Plenty of positives to take, but given that Hull are a work in progress and – back three apart – looked fairly mediocre here this represents a big chance missed. QPR must be more clinical if they’re to fight their way to safety this season.
QPR: Green 7; Caulker 7, Ferdinand 7, Dunne 6 (Zamora 78, 5); Simpon 5 (Phillips 68, 5), Traore 6; Barton 6, Faurlin 6 (Hoilett 69, 6), Mutch 6; Remy 7, Austin 6
Subs not used: Henry, Onuoha, Hill, Murphy
Bookings: Dunne 68 (foul)
Hull: McGregor 8; Davies 7, Chester 8, Bruce 6 (McShane 45, 6); Robertson 6, Elmohamady 6; Huddlestone 6, Livermore 6, Snodgrass 6 (Quinn 40, 8); Ince 7 (Meyler 82, -), Jelavic 6
Subs not used: Brady, Figueroa, Harper, Aluko
Goals: Chester 52 (assisted Quinn)
Bookings: Davies 26 (foul), Jelavic 78 (foul)

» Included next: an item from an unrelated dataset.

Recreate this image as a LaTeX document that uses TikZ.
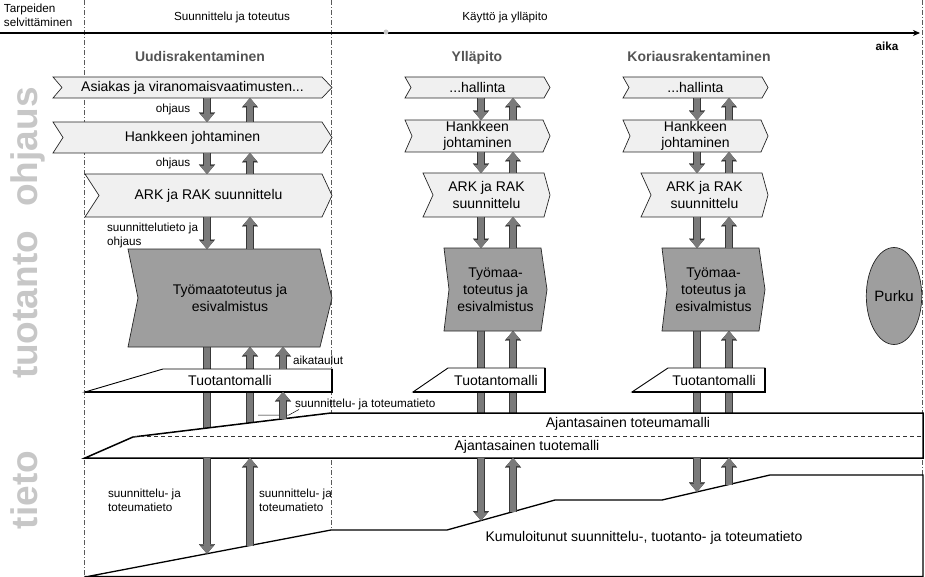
\documentclass[tikz,border=0pt]{standalone}
\usepackage{fontspec}
\setmainfont{Liberation Sans}
\usetikzlibrary{arrows.meta,shapes.geometric}
\pgfdeclarelayer{back}
\pgfdeclarelayer{mid}
\pgfsetlayers{back,mid,main}
\definecolor{lightbox}{gray}{0.94}
\definecolor{darkbox}{gray}{0.62}
\definecolor{arrowfill}{gray}{0.48}
\definecolor{arrowedge}{gray}{0.22}
\definecolor{biglabel}{gray}{0.78}
\definecolor{titlegray}{gray}{0.33}
\newcommand\myBig{\fontsize{14}{16.5}\selectfont}
\newcommand\myTall{\fontsize{14}{17}\selectfont}
\newcommand\mySmall{\fontsize{11.7}{14}\selectfont}
\newcommand\myHuge{\fontsize{37}{37}\selectfont\bfseries}
\newcommand\chevron[4]{%
  \begin{pgfonlayer}{mid}
    \filldraw[#2] (#1.north west) -- ([xshift=-#4pt]#1.north east) -- (#1.east)
      -- ([xshift=-#4pt]#1.south east) -- (#1.south west) -- ([xshift=#3pt]#1.west) -- cycle;
  \end{pgfonlayer}}
\tikzset{
  every node/.style={inner sep=0pt, outer sep=0pt},
  txt/.style={font=\myBig, align=center},
  ttxt/.style={font=\myTall, align=center},
  lbl/.style={font=\mySmall, align=left},
  ttl/.style={font=\myBig\bfseries, text=titlegray, anchor=base},
  big/.style={font=\myHuge, text=biglabel, rotate=90, anchor=base},
  light/.style={draw=black!85, line width=0.7pt, fill=lightbox},
  dark/.style={draw=black!85, line width=0.7pt, fill=darkbox},
  model/.style={draw=black, line width=0.9pt, fill=white},
  modeledge/.style={draw=black, line width=2pt},
  sep/.style={draw=black!65, line width=0.6pt, dash pattern=on 5pt off 2pt on 1pt off 2pt},
  flow/.style={draw=arrowfill, line width=6pt, -{Triangle[width=13pt,length=8pt,line width=0.1pt]},
    preaction={draw=arrowedge, line width=8pt, -{Triangle[width=16pt,length=9.5pt,line width=0.1pt]}}},
  bar/.style={draw=arrowfill, line width=6pt, preaction={draw=arrowedge, line width=8pt}},
  leader/.style={draw=black, line width=0.5pt},
}
\begin{document}
\begin{tikzpicture}[x=1pt,y=-1pt]
\useasboundingbox (0,0) rectangle (925,577);

% separators
\coordinate (sA1) at (84,0); \coordinate (sA2) at (84,577);
\coordinate (sB1) at (331,0); \coordinate (sB2) at (331,530);
\coordinate (sC1) at (922,0); \coordinate (sC2) at (922,577);
\begin{pgfonlayer}{back}
\draw[sep] (sA1) -- (sA2);
\draw[sep] (sB1) -- (sB2);
\draw[sep] (sC1) -- (sC2);
\end{pgfonlayer}

% time axis
\coordinate (ax0) at (0,33); \coordinate (ax1) at (920,33);
\draw[line width=2.2pt, -{Stealth[length=7pt,width=6pt]}] (ax0) -- (ax1);
\node[circle, fill=gray!45, minimum size=5pt] (dot) at (386,32) {};

% header
\node[lbl, anchor=west] (phase0) at (4,15) {Tarpeiden\\selvittäminen};
\node[lbl] (phase1) at (232,17) {Suunnittelu ja toteutus};
\node[lbl] (phase2) at (505,17) {Käyttö ja ylläpito};
\node[lbl, font=\mySmall\bfseries] (aika) at (887,46) {aika};

% big side labels
\node[big] (Lohj) at (37,147) {ohjaus};
\node[big] (Ltuo) at (37,305) {tuotanto};
\node[big] (Ltie) at (37,490) {tieto};

% column titles
\node[ttl] (c1) at (200,62) {Uudisrakentaminen};
\node[ttl] (c2) at (477,62) {Ylläpito};
\node[ttl] (c3) at (699,62) {Koriausrakentaminen};

% column 1
\node[txt, minimum width=279pt, minimum height=21pt] (a1) at (192.5,87.5) {Asiakas ja viranomaisvaatimusten...};
\chevron{a1}{light}{9}{10}
\node[txt, minimum width=279pt, minimum height=31pt] (h1) at (192.5,137.5) {Hankkeen johtaminen};
\chevron{h1}{light}{10}{10}
\node[txt, minimum width=247pt, minimum height=43pt] (r1) at (208.5,195.5) {ARK ja RAK suunnittelu};
\chevron{r1}{light}{14}{10}
\node[ttxt, minimum width=204pt, minimum height=98pt] (t1) at (230,298) {Työmaatoteutus ja\\esivalmistus};
\chevron{t1}{dark}{10}{12}

% column 2
\node[txt, minimum width=145pt, minimum height=21pt] (a2) at (477.5,87.5) {...hallinta};
\chevron{a2}{light}{6}{6}
\node[txt, minimum width=145pt, minimum height=32pt] (h2) at (477.5,136) {Hankkeen\\johtaminen};
\chevron{h2}{light}{7}{7}
\node[txt, minimum width=127pt, minimum height=44pt] (r2) at (486.5,195) {ARK ja RAK\\suunnittelu};
\chevron{r2}{light}{10}{6}
\node[ttxt, minimum width=103pt, minimum height=83pt] (t2) at (495.5,289.5) {Työmaa-\\toteutus ja\\esivalmistus};
\chevron{t2}{dark}{5}{6}

% column 3
\node[txt, minimum width=145pt, minimum height=21pt] (a3) at (695.5,87.5) {...hallinta};
\chevron{a3}{light}{6}{6}
\node[txt, minimum width=145pt, minimum height=32pt] (h3) at (695.5,136) {Hankkeen\\johtaminen};
\chevron{h3}{light}{7}{7}
\node[txt, minimum width=127pt, minimum height=44pt] (r3) at (704.5,195) {ARK ja RAK\\suunnittelu};
\chevron{r3}{light}{10}{6}
\node[ttxt, minimum width=103pt, minimum height=83pt] (t3) at (713.5,289.5) {Työmaa-\\toteutus ja\\esivalmistus};
\chevron{t3}{dark}{5}{6}

% Purku
\node[ellipse, draw=black!85, line width=0.7pt, fill=darkbox, minimum width=51pt, minimum height=97pt,
      font=\fontsize{15}{17}\selectfont] (purku) at (894,296) {Purku};

% production models
\node[txt, minimum width=130pt, minimum height=23pt] (tm1) at (230,380.5) {Tuotantomalli};
\node[txt, minimum width=90pt, minimum height=24pt] (tm2) at (496,380) {Tuotantomalli};
\node[txt, minimum width=90pt, minimum height=24pt] (tm3) at (714,380) {Tuotantomalli};
\begin{pgfonlayer}{mid}
\filldraw[model] (85,392) -- (163,369) -- (332,369) -- (332,392) -- cycle;
\draw[modeledge] (85,392) -- (332,392) -- (332,369);
\filldraw[model] (413,392) -- (448,368) -- (545,368) -- (545,392) -- cycle;
\draw[modeledge] (413,392) -- (545,392) -- (545,368);
\filldraw[model] (632,392) -- (668,368) -- (765,368) -- (765,392) -- cycle;
\draw[modeledge] (632,392) -- (765,392) -- (765,368);
% information band
\filldraw[fill=white, draw=black, line width=1.5pt] (85,458) -- (133,437) -- (331,413) -- (923,413) -- (923,458) -- cycle;
\draw[black!80, line width=0.7pt, dash pattern=on 4pt off 3pt] (133,436.5) -- (922,436.5);
\filldraw[fill=white, draw=black, line width=1.3pt] (85,577) -- (331,530) -- (447,530) -- (555,500) -- (662,500)
  -- (770,475) -- (923,475) -- (923,576.5) -- (85,576.5) -- cycle;
\end{pgfonlayer}

\node[txt] (toteuma) at (628,424) {Ajantasainen toteumamalli};
\node[txt] (tuote) at (527,447) {Ajantasainen tuotemalli};
\node[txt] (kum) at (644,538) {Kumuloitunut suunnittelu-, tuotanto- ja toteumatieto};

% small labels
\node[lbl] (o1) at (173,109) {ohjaus};
\node[lbl] (o2) at (173,163) {ohjaus};
\node[lbl, anchor=west] (st1) at (107,235) {suunnittelutieto ja\\ohjaus};
\node[lbl, anchor=west] (aik) at (293,360) {aikataulut};
\node[lbl, anchor=west] (stt) at (295,404) {suunnittelu- ja toteumatieto};
\node[lbl, anchor=west] (sj1) at (108,500) {suunnittelu- ja\\toteumatieto};
\node[lbl, anchor=west] (sj2) at (259,500) {suunnittelu- ja\\toteumatieto};
\coordinate (ld1) at (258,415); \coordinate (ld2) at (289,415);
\draw[leader] (ld1) -- (ld2) -- ([xshift=4pt]stt.south west);

% arrow columns and free ends
\coordinate (x1d) at (207,0); \coordinate (x1u) at (250,0); \coordinate (x1a) at (283,0);
\coordinate (x2d) at (481,0); \coordinate (x2u) at (513,0);
\coordinate (x3d) at (697,0); \coordinate (x3u) at (729,0);
\coordinate (bt1d) at (207,428); \coordinate (bt1u) at (250,422.8); \coordinate (bt1a) at (283,418.8);
\coordinate (bt2d) at (481,413); \coordinate (bt2u) at (513,413);
\coordinate (bt3d) at (697,413); \coordinate (bt3u) at (729,413);
\coordinate (bb1d) at (207,458); \coordinate (bb1u) at (250,458);
\coordinate (bb2d) at (481,458); \coordinate (bb2u) at (513,458);
\coordinate (bb3d) at (697,458); \coordinate (bb3u) at (729,458);
\coordinate (bl1d) at (207,553.7); \coordinate (bl1u) at (250,545.5);
\coordinate (bl2d) at (481,520.6); \coordinate (bl2u) at (513,511.7);
\coordinate (bl3d) at (697,491.9); \coordinate (bl3u) at (729,484.5);

% column 1 arrows
\draw[flow] (a1.south -| x1d) -- (h1.north -| x1d);
\draw[flow] (h1.north -| x1u) -- (a1.south -| x1u);
\draw[flow] (h1.south -| x1d) -- (r1.north -| x1d);
\draw[flow] (r1.north -| x1u) -- (h1.south -| x1u);
\draw[flow] (r1.south -| x1d) -- (t1.north -| x1d);
\draw[flow] (t1.north -| x1u) -- (r1.south -| x1u);
\begin{pgfonlayer}{back}
\draw[bar] (t1.south -| x1d) -- (bt1d);
\draw[flow] (bt1u) -- (t1.south -| x1u);
\end{pgfonlayer}
\draw[flow] (tm1.north -| x1a) -- (t1.south -| x1a);
\draw[flow] (bt1a) -- (tm1.south -| x1a);
\draw[flow] (bb1d) -- (bl1d);
\draw[flow] (bl1u) -- (bb1u);

% column 2 arrows
\draw[flow] (a2.south -| x2d) -- (h2.north -| x2d);
\draw[flow] (h2.north -| x2u) -- (a2.south -| x2u);
\draw[flow] (h2.south -| x2d) -- (r2.north -| x2d);
\draw[flow] (r2.north -| x2u) -- (h2.south -| x2u);
\draw[flow] (r2.south -| x2d) -- (t2.north -| x2d);
\draw[flow] (t2.north -| x2u) -- (r2.south -| x2u);
\begin{pgfonlayer}{back}
\draw[bar] (t2.south -| x2d) -- (bt2d);
\draw[flow] (bt2u) -- (t2.south -| x2u);
\end{pgfonlayer}
\draw[flow] (bb2d) -- (bl2d);
\draw[flow] (bl2u) -- (bb2u);

% column 3 arrows
\draw[flow] (a3.south -| x3d) -- (h3.north -| x3d);
\draw[flow] (h3.north -| x3u) -- (a3.south -| x3u);
\draw[flow] (h3.south -| x3d) -- (r3.north -| x3d);
\draw[flow] (r3.north -| x3u) -- (h3.south -| x3u);
\draw[flow] (r3.south -| x3d) -- (t3.north -| x3d);
\draw[flow] (t3.north -| x3u) -- (r3.south -| x3u);
\begin{pgfonlayer}{back}
\draw[bar] (t3.south -| x3d) -- (bt3d);
\draw[flow] (bt3u) -- (t3.south -| x3u);
\end{pgfonlayer}
\draw[flow] (bb3d) -- (bl3d);
\draw[flow] (bl3u) -- (bb3u);
\end{tikzpicture}
\end{document}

QPR Star Man – Rio Ferdinand 7 An awkward one this, because can you give a man of the match award to the guy who ultimately cost QPR the crucial goal in the game? But if not Ferdinand, then who else? Remy? Played well but didn’t score. We’ll stick with Ferdinand I think – calm, composed, classy, and clearly crucial to the way QPR are going to play this season.
Referee – Craig Pawson (Sheffield) 5 Overall, I thought he had an excellent control of the game, allowing it to flow in an unfussy manner. The three bookings were all correct and you couldn’t pick fault with him for 88 minutes. But I thought Nikica Jelavic was fouled by Traore in the first half and that should have been a penalty, and the spot kick that QPR were awarded was incredibly harsh on James Chester. Two big decisions wrong in my opinion, equals a lower mark than his overall performance really deserved.
Attendance 17,603 (1,300 Hull) Such a shame that once again, at the behest of the Premier League, QPR have had to rip up yet more seats from an already limited capacity to provide yet more television camera positions (many of which sit unused even for the televised games) and another two banks of press benches in Ellerslie Road which, we’re told, will also be largely unusued except for when the “big clubs” are in town. These go with our new television studio on Ellerslie Road, which has also sat empty for 90% of the games since it was built two years ago. Loyal, paying football supporters who actually come to games, and in many cases have sat in seats and handed them down through families for generations, shit on once again by the “best league in the world”.